A Billion Dollar MTA Surplus and No Money for Raises.
From all that I have read, (and of course we never really know all of the details,) the MTA is lying, theiving and deceiving the public and the transit workers. They have a BILLION dollar surplus that they call a “surprise” and they are telling workers they can’t afford to give them raises. Yes, billion, with a “B.”
The TWU Needs to Make Concessions
Yes, the union members should wait til 62 like the rest of us to get their pensions. Yes, they should pay something toward their health insurance. As a self-employed individual, I pay $481 a month for mediocre insurance with no dental benefits, so I don’t want to hear any shit about how hard it is to kick in $50 or $100 toward health insurance.
The surplus is ear-marked for other programs, the MTA claims. But all I see as a member of the public is lack of necessary programs and a bunch of dangerous service cuts.


MTA Service Cuts and Stupid Decisions Abound
We have no anti-terrorism cameras or security of any kind on busses and subways in New York City. It seems they just can’t get around to doing something about this very real threat.
They got rid of token booths in many stations. Yet, last week, when a local 6 train went express and several hundred people tried to exit through the two ridiculous floor-to-ceiling gates at the Bleeker Street station, it was abundantly obvious that in an emergency exodus, we’d be dead.

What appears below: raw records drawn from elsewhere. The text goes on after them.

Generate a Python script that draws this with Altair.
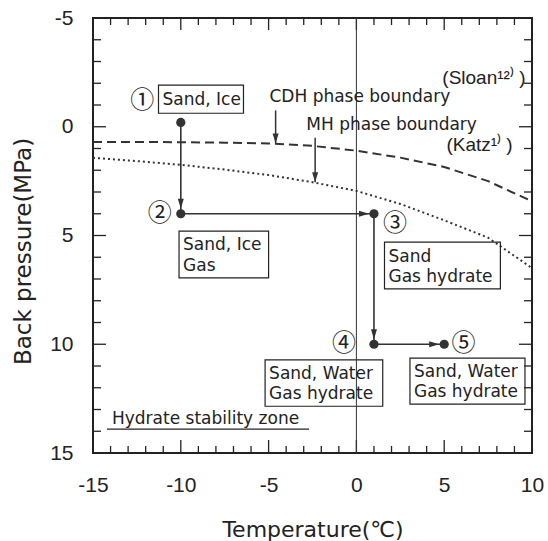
import altair as alt
import pandas as pd

# ---- phase boundary curves: temperature (°C) vs back pressure (MPa) ----
curve_temp = [-15, -12.5, -10, -7.5, -5, -2.5, 0, 2.5, 5, 7.5, 10]
cdh_pres = [0.70, 0.70, 0.71, 0.73, 0.77, 0.88, 1.10, 1.42, 1.85, 2.50, 3.43]
mh_pres = [1.43, 1.58, 1.75, 1.97, 2.22, 2.55, 2.95, 3.55, 4.30, 5.10, 6.50]

# ---- experimental path, states 1 to 5 ----
state_no = ["①", "②", "③", "④", "⑤"]
state_temp = [-10, -10, 1, 1, 5]
state_pres = [-0.2, 4, 4, 10, 10]
state_no_temp = [-12.2, -11.2, 2.2, -0.7, 6.1]
state_no_pres = [-1.2, 4.0, 4.45, 10.0, 10.0]

# arrow heads along the path (end of each step)
head_temp = [-10, 1, 1, 5]
head_pres = [4, 4, 10, 10]
head_dir = ["down", "right", "down", "right"]

# ---- content boxes for each state ----
box_left = [-11.27, -10.1, 1.6, -5.2, 3.05]
box_right = [-6.43, -5.0, 8.2, 1.5, 9.6]
box_top = [-1.91, 4.8, 5.3, 10.72, 10.64]
box_bottom = [-0.62, 6.95, 7.45, 12.85, 12.75]
box_text = ["Sand, Ice", "Sand, Ice", "Gas", "Sand", "Gas hydrate",
            "Sand, Water", "Gas hydrate", "Sand, Water", "Gas hydrate"]
box_text_temp = [-11.27, -10.1, -10.1, 1.6, 1.6, -5.2, -5.2, 3.05, 3.05]
box_text_pres = [-1.22, 5.45, 6.4, 5.97, 6.9, 11.35, 12.3, 11.27, 12.2]

# ---- curve annotations ----
note_text = ["CDH phase boundary", "MH phase boundary", "Hydrate stability zone"]
note_temp = [-4.95, -2.85, -13.92]
note_pres = [-1.35, -0.1, 13.43]
ref_text = ["(Sloan¹²⁾ )", "(Katz¹⁾ )"]
ref_temp = [9.63, 8.9]
ref_pres = [-2.25, 0.83]
pointer_temp = [-4.6, -2.35]
pointer_top = [-0.75, 0.5]
pointer_tip = [0.77, 2.55]
underline_temp = [-14.2, -2.7]
underline_pres = 13.9

# ---- axis ticks ----
x_labels = [-15, -10, -5, 0, 5, 10]
y_labels = [-5, 0, 5, 10, 15]
x_minor = [v for v in range(-14, 10) if v % 5 != 0]
x_major = [-10, -5, 0, 5]
y_minor = [v for v in range(-4, 15) if v % 5 != 0]
y_major = [0, 5, 10]

W, H = 439, 435
INK = "#222222"
TXT_FONT = "DejaVu Sans"
NUM_FONT = "Liberation Sans"

xs = alt.Scale(domain=[-15, 10], nice=False, zero=False)
ys = alt.Scale(domain=[-5, 15], nice=False, zero=False, reverse=True)

AX_X = alt.Axis(
    values=x_labels, ticks=False, tickSize=0, domain=False, grid=False,
    labelExpr="'' + datum.value", labelFlush=False, labelOverlap=False,
    labelFont=NUM_FONT, labelFontSize=21, labelColor=INK, labelPadding=21,
    title="Temperature(℃)", titleFont=TXT_FONT, titleFontSize=22,
    titleFontWeight="normal", titleColor=INK, titlePadding=24,
)
AX_Y = alt.Axis(
    values=y_labels, ticks=False, tickSize=0, domain=False, grid=False,
    labelExpr="'' + datum.value", labelFlush=False, labelOverlap=False,
    labelFont=NUM_FONT, labelFontSize=21, labelColor=INK, labelPadding=20,
    title="Back pressure(MPa)", titleFont=TXT_FONT, titleFontSize=23,
    titleFontWeight="normal", titleColor=INK, titleX=-70, titleY=233,
    titleBaseline="middle",
)


def X(field):
    return alt.X(field, scale=xs, axis=AX_X, title="Temperature(℃)")


def Y(field):
    return alt.Y(field, scale=ys, axis=AX_Y, title="Back pressure(MPa)")


curves = pd.DataFrame({
    "t": curve_temp * 2,
    "p": cdh_pres + mh_pres,
    "curve": ["CDH"] * len(curve_temp) + ["MH"] * len(curve_temp),
})

cdh = alt.Chart(curves).transform_filter(alt.datum.curve == "CDH").mark_line(
    color="#333333", strokeWidth=2, strokeDash=[9, 5]
).encode(x=X("t:Q"), y=Y("p:Q"))
mh = alt.Chart(curves).transform_filter(alt.datum.curve == "MH").mark_line(
    color="#333333", strokeWidth=2, strokeDash=[2, 3]
).encode(x=X("t:Q"), y=Y("p:Q"))

zero_line = alt.Chart(pd.DataFrame({"t": [0]})).mark_rule(
    color="#333333", strokeWidth=1
).encode(x=X("t:Q"))


def tick_layer(vals, orient, length):
    df = pd.DataFrame({"v": vals})
    ch = alt.Chart(df).mark_rule(color=INK, strokeWidth=1.3)
    if orient == "bottom":
        return ch.encode(x=X("v:Q"), y=alt.value(H), y2=alt.value(H - length))
    if orient == "top":
        return ch.encode(x=X("v:Q"), y=alt.value(0), y2=alt.value(length))
    if orient == "left":
        return ch.encode(y=Y("v:Q"), x=alt.value(0), x2=alt.value(length))
    return ch.encode(y=Y("v:Q"), x=alt.value(W), x2=alt.value(W - length))


ticks = [
    tick_layer(x_minor, "bottom", 7), tick_layer(x_major, "bottom", 13),
    tick_layer(x_minor, "top", 7), tick_layer(x_major, "top", 12),
    tick_layer(y_minor, "left", 8), tick_layer(y_major, "left", 13),
    tick_layer(y_minor, "right", 8), tick_layer(y_major, "right", 13),
]

states = pd.DataFrame({
    "t": state_temp, "p": state_pres, "order": list(range(5)),
    "no": state_no, "nt": state_no_temp, "np": state_no_pres,
})
path = alt.Chart(states).mark_line(color="#333333", strokeWidth=1.6).encode(
    x=X("t:Q"), y=Y("p:Q"), order="order:Q",
)
dots = alt.Chart(states).mark_circle(color="#333333", size=85, opacity=1).encode(
    x=X("t:Q"), y=Y("p:Q"),
)
state_labels = alt.Chart(states).mark_text(
    font="Noto Sans CJK JP", fontSize=24, color=INK, align="center", baseline="middle"
).encode(x=X("nt:Q"), y=Y("np:Q"), text="no:N")

ARROW_DOWN = "M0,1L-0.6,-1L0.6,-1Z"
ARROW_RIGHT = "M1,0L-1,-0.6L-1,0.6Z"

heads = pd.DataFrame({"t": head_temp, "p": head_pres, "dir": head_dir})
heads_down = alt.Chart(heads).transform_filter(alt.datum.dir == "down").mark_point(
    shape=ARROW_DOWN, size=100, filled=True, color="#333333", opacity=1, yOffset=-10
).encode(x=X("t:Q"), y=Y("p:Q"))
heads_right = alt.Chart(heads).transform_filter(alt.datum.dir == "right").mark_point(
    shape=ARROW_RIGHT, size=100, filled=True, color="#333333", opacity=1, xOffset=-10
).encode(x=X("t:Q"), y=Y("p:Q"))

pointers = pd.DataFrame({"t": pointer_temp, "p0": pointer_top, "p1": pointer_tip})
pointer_lines = alt.Chart(pointers).mark_rule(color="#333333", strokeWidth=1.5).encode(
    x=X("t:Q"), y=Y("p0:Q"), y2="p1:Q",
)
pointer_heads = alt.Chart(pointers).mark_point(
    shape=ARROW_DOWN, size=100, filled=True, color="#333333", opacity=1, yOffset=-5
).encode(x=X("t:Q"), y=Y("p1:Q"))

boxes = pd.DataFrame({"x0": box_left, "x1": box_right, "y0": box_top, "y1": box_bottom})
box_rects = alt.Chart(boxes).mark_rect(
    fillOpacity=0, stroke=INK, strokeWidth=1.2
).encode(x=X("x0:Q"), x2="x1:Q", y=Y("y0:Q"), y2="y1:Q")

box_texts = alt.Chart(pd.DataFrame({
    "t": box_text_temp, "p": box_text_pres, "s": box_text
})).mark_text(
    font=TXT_FONT, fontSize=17, color=INK, align="left", baseline="middle", dx=4
).encode(x=X("t:Q"), y=Y("p:Q"), text="s:N")

notes = alt.Chart(pd.DataFrame({
    "t": note_temp, "p": note_pres, "s": note_text
})).mark_text(
    font=TXT_FONT, fontSize=17, color=INK, align="left", baseline="middle"
).encode(x=X("t:Q"), y=Y("p:Q"), text="s:N")

refs = alt.Chart(pd.DataFrame({
    "t": ref_temp, "p": ref_pres, "s": ref_text
})).mark_text(
    font=NUM_FONT, fontSize=19, color=INK, align="right", baseline="middle"
).encode(x=X("t:Q"), y=Y("p:Q"), text="s:N")

underline = alt.Chart(pd.DataFrame({
    "t0": [underline_temp[0]], "t1": [underline_temp[1]], "p": [underline_pres]
})).mark_rule(color=INK, strokeWidth=1.3).encode(
    x=X("t0:Q"), x2="t1:Q", y=Y("p:Q"),
)

chart = alt.layer(
    cdh, mh, *ticks, box_rects, zero_line, path, heads_down, heads_right, dots,
    pointer_lines, pointer_heads, state_labels, box_texts, notes, refs, underline,
).properties(
    width=W, height=H,
    autosize=alt.AutoSizeParams(type="none"),
    padding={"left": 93, "top": 18, "right": 16, "bottom": 88},
    background="white",
).configure_view(stroke="#222222", strokeWidth=2)

chart.save("out.html", embed_options={"renderer": "svg", "actions": False})
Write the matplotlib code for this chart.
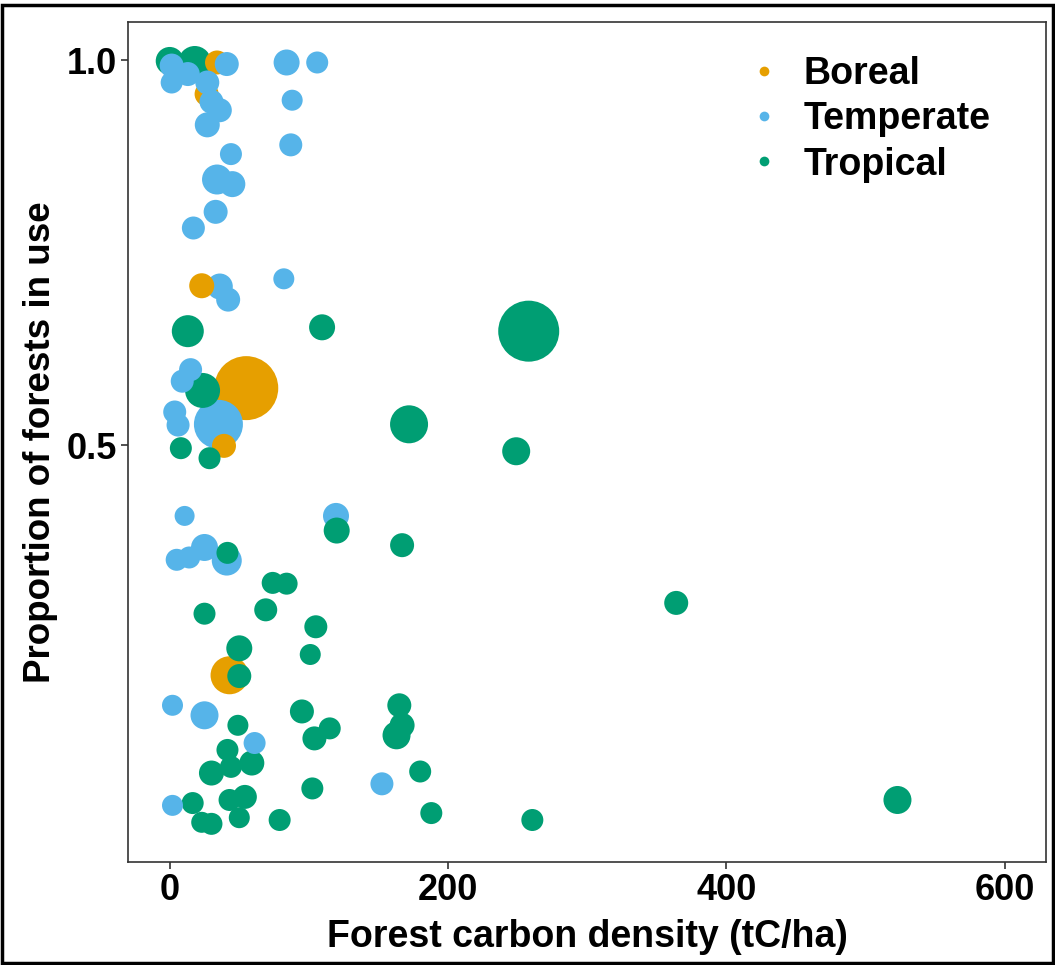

Union busting is an ugly and wrong tactic. But that’s what the Mayor, the courts and the MTA are going to do — bust the union. Unions sometimes — ok, often — go too far. But that doesn’t mean that workers should have to do without the power of collective bargaining.
Unions in my life
My maternal grandmother was a union organizer in the garment center in the 1930s; one of my grandfathers was in the Glaziers Union and the other in Musicians Local 802. My father was a negotiatior in the strike talks between the Typographers Union and the New York Times. He was on the management side. So I know a little about unions.
I hope the strike is settled before millions of people are grossly inconvenienced. But I won’t be crossing any picket lines if there is a strike.